**Objective**. In the entries, find all lines that hold the word "diagram" and copy them.
---- Extracted entries
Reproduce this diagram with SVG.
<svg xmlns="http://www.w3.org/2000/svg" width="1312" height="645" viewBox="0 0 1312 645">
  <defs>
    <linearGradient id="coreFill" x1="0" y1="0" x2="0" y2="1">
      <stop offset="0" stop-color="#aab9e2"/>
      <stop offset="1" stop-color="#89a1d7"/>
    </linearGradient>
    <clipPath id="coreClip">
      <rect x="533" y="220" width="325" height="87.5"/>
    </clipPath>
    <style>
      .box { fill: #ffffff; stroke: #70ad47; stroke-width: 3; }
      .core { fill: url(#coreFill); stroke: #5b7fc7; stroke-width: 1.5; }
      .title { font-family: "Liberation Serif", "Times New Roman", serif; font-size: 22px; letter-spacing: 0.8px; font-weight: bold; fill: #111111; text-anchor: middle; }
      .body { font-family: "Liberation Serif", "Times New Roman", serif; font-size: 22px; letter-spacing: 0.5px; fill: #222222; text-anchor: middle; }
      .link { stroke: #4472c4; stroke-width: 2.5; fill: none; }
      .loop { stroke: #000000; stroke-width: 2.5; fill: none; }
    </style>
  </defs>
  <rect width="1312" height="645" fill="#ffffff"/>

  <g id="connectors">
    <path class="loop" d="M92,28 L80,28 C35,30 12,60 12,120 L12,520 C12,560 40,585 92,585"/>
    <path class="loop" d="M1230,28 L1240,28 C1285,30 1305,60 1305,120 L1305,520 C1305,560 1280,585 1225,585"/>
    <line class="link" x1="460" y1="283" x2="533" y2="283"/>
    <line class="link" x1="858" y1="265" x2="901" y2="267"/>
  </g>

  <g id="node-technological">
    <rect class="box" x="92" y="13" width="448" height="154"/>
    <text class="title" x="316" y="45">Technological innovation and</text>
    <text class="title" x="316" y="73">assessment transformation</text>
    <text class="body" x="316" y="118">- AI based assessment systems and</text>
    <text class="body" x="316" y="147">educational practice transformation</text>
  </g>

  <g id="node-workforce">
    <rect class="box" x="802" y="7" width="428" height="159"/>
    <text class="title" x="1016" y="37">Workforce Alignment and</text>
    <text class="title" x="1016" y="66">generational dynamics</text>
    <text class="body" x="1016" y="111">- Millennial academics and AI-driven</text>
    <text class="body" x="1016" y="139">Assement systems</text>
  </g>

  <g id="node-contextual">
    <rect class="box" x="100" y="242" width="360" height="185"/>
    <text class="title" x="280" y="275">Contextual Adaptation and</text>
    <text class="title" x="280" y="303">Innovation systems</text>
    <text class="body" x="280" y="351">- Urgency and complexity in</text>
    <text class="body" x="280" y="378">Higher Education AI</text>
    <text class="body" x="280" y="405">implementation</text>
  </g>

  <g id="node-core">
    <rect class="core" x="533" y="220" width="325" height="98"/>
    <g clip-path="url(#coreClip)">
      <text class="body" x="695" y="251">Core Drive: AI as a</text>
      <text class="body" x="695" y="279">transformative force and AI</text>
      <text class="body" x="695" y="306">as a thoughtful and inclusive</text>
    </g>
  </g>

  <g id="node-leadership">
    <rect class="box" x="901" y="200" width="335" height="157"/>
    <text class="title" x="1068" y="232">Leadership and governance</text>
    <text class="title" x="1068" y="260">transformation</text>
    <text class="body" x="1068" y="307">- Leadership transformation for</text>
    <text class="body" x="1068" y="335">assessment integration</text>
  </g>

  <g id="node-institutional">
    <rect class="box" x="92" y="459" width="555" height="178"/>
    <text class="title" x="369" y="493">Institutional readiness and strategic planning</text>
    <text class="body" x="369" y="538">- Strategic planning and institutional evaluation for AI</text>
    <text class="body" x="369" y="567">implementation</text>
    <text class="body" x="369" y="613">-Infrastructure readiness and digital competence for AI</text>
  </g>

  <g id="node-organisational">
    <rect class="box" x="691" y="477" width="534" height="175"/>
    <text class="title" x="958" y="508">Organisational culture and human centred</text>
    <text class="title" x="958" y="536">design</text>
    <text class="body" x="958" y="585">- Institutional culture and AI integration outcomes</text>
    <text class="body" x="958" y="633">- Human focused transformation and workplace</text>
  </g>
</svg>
--------
---- Extracted entries
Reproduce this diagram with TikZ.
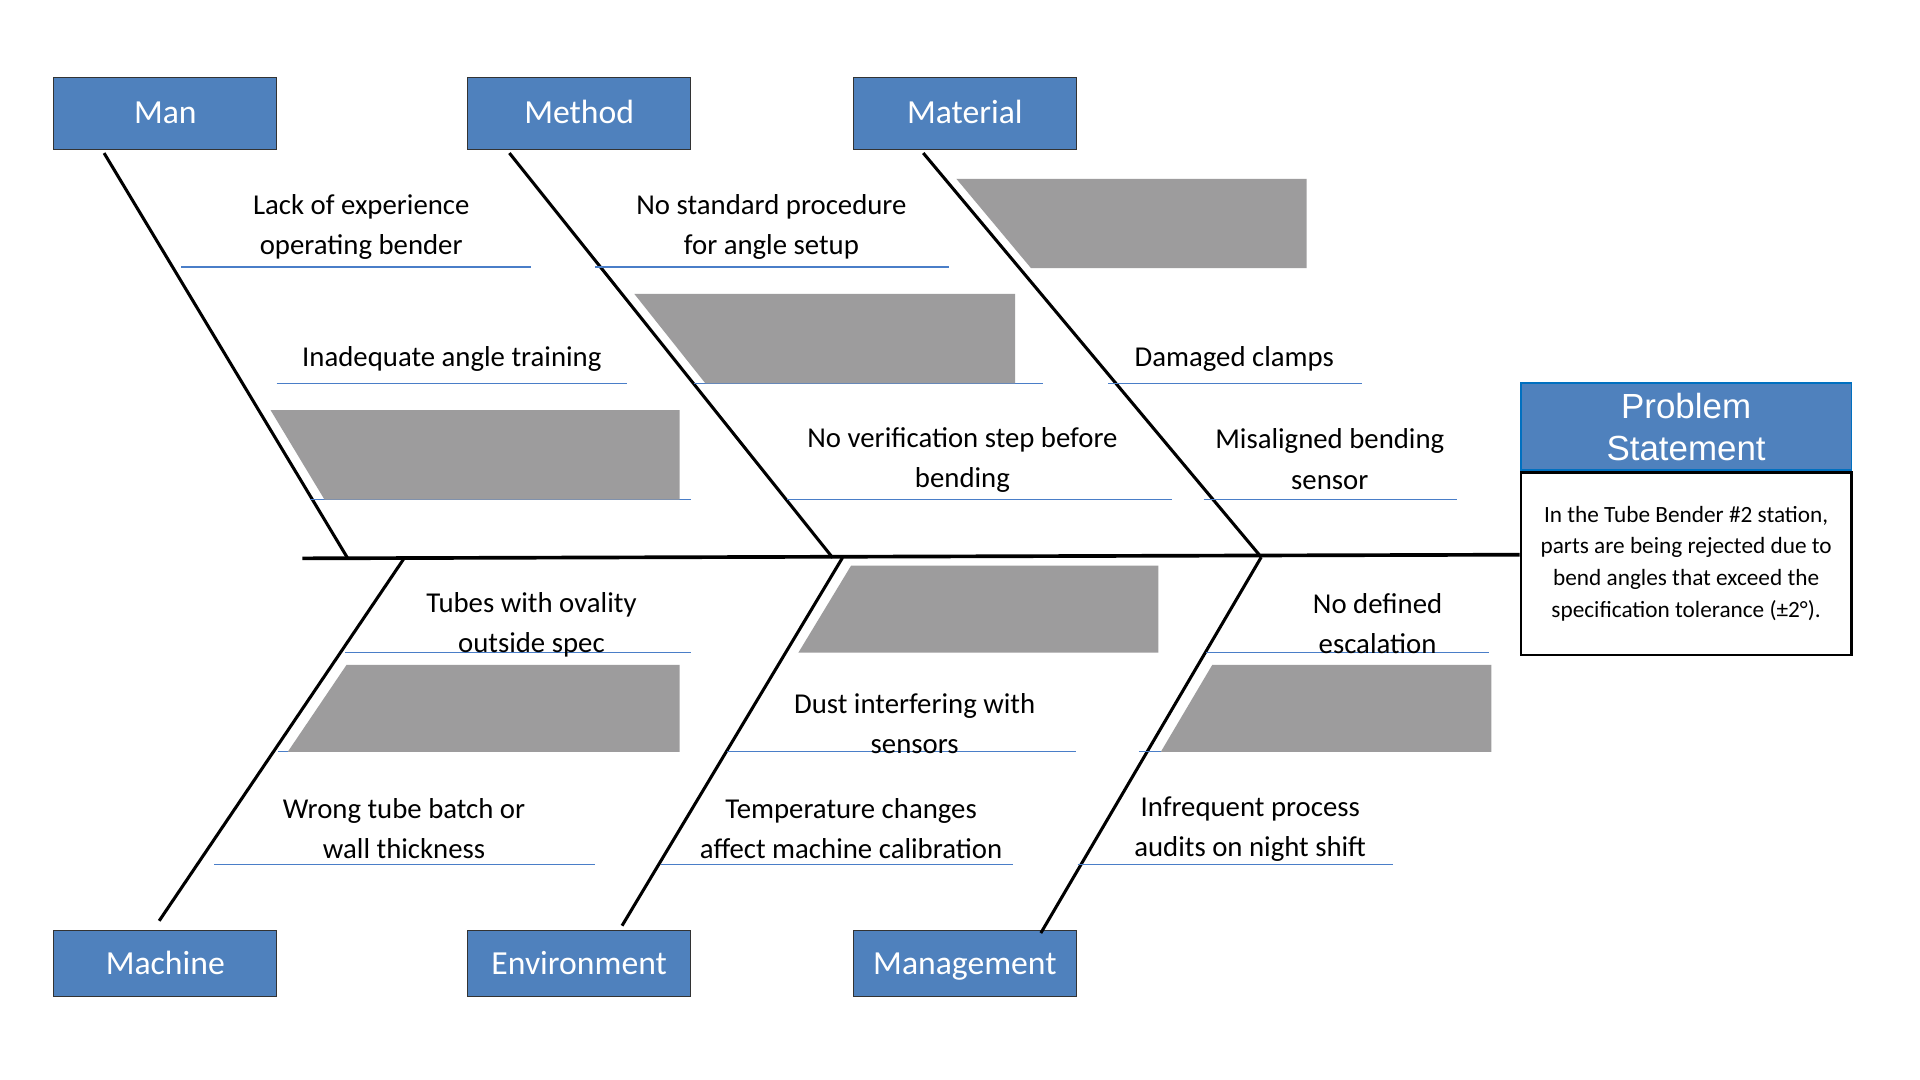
--------
---- Extracted entries
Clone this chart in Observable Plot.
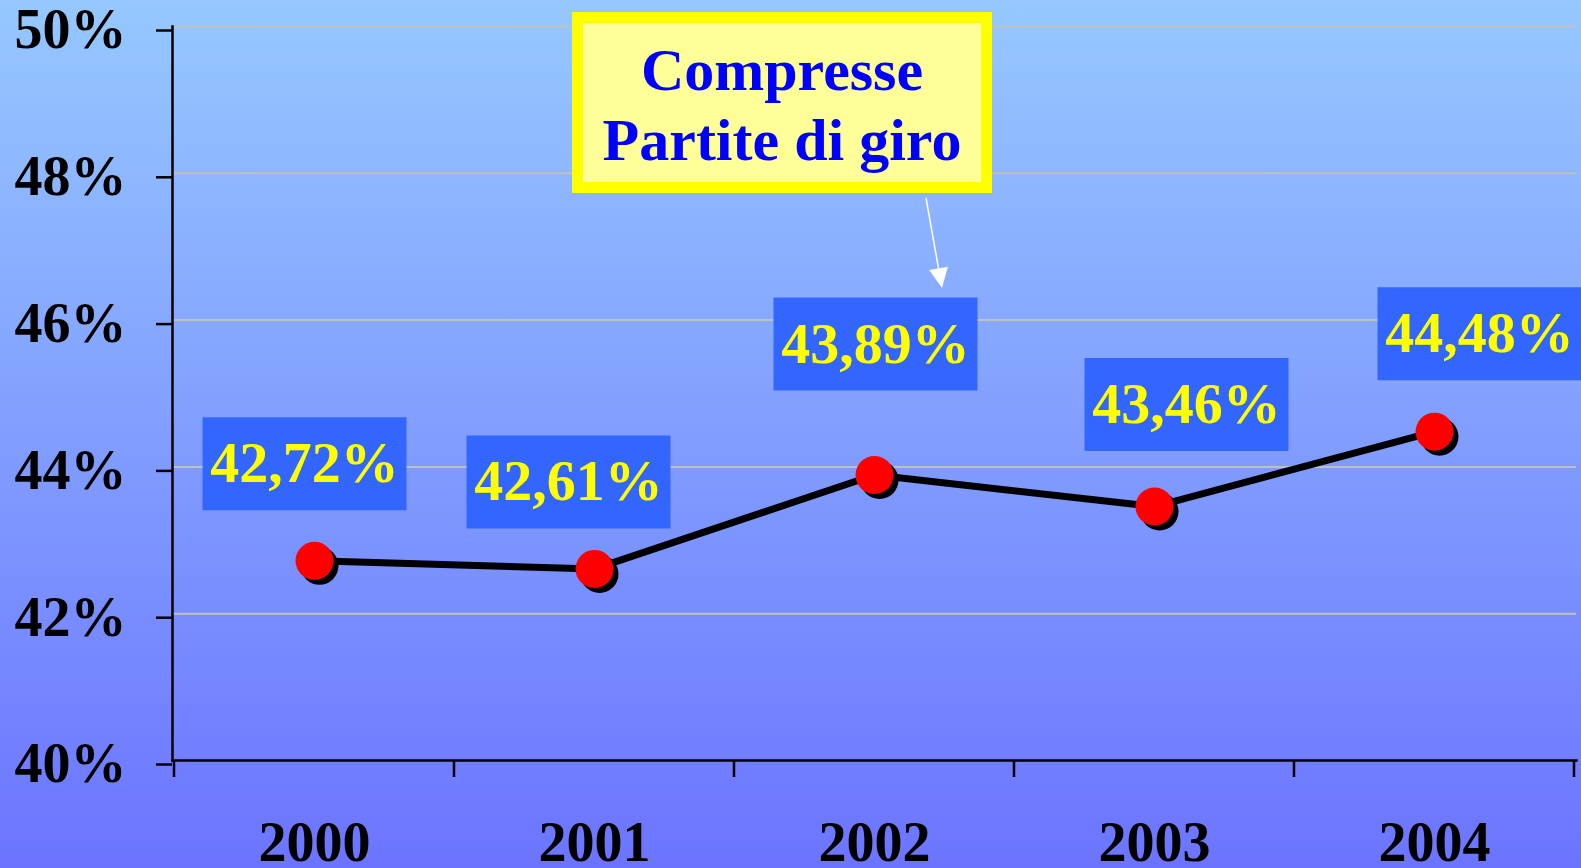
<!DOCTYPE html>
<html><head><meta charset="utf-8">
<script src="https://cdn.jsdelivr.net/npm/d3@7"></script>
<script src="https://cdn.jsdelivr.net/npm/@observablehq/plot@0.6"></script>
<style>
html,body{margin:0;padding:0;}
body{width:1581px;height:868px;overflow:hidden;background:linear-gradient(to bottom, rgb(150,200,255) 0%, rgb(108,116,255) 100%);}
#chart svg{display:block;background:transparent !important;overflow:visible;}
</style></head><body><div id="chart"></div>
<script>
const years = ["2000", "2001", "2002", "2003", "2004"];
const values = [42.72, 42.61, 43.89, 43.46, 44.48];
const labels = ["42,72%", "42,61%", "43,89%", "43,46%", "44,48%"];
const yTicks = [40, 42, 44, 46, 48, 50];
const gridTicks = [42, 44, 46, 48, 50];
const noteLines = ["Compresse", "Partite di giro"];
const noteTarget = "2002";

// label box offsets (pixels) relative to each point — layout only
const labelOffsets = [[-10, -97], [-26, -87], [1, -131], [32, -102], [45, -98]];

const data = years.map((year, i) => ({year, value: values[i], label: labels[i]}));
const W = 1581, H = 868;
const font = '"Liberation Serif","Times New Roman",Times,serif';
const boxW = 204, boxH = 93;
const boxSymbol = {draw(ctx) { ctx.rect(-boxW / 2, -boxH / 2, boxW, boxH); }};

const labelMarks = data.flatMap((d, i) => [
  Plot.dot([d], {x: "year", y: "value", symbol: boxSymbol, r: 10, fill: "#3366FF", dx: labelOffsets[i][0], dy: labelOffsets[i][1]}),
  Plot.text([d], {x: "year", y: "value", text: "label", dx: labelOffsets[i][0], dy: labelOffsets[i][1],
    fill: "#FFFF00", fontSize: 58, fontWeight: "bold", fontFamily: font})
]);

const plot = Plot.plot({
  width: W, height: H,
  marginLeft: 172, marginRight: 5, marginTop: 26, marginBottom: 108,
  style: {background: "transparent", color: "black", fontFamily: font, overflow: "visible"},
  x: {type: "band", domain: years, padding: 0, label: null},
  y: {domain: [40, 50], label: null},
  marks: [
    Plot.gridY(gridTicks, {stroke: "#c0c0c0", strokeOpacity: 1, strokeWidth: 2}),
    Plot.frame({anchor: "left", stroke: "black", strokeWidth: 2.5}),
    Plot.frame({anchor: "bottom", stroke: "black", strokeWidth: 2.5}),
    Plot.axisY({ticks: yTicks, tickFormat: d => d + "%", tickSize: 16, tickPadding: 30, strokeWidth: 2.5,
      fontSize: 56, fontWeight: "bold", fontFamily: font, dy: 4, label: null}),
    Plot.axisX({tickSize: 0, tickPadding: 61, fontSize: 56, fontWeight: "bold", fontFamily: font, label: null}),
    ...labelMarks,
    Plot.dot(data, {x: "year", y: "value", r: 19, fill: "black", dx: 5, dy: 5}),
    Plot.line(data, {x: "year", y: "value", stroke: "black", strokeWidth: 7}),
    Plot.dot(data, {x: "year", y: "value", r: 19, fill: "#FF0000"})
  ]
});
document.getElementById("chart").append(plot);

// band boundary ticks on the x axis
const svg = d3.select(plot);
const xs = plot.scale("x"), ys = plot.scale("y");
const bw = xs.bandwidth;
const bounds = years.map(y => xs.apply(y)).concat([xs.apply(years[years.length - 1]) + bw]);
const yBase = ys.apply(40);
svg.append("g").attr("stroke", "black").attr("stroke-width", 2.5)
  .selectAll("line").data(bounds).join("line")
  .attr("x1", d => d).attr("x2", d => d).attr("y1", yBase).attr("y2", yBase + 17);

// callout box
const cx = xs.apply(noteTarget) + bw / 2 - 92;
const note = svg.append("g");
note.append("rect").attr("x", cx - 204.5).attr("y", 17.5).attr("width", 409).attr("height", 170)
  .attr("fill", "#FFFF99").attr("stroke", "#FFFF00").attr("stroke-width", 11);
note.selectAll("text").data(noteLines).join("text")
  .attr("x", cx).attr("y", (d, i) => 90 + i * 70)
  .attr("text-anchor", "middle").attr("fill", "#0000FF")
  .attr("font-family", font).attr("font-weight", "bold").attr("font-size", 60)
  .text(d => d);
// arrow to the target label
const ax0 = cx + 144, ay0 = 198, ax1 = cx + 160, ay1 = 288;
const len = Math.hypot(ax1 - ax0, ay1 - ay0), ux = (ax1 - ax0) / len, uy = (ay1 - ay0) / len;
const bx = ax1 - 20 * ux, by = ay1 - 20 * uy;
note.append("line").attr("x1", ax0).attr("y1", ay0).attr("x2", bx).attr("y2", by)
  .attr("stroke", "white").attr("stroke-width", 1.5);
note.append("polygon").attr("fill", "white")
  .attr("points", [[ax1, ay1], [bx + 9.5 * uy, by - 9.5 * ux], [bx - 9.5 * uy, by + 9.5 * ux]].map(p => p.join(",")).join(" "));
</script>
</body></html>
--------
**Solution to the problem**.
Reproduce this diagram with SVG.
Reproduce this diagram with TikZ.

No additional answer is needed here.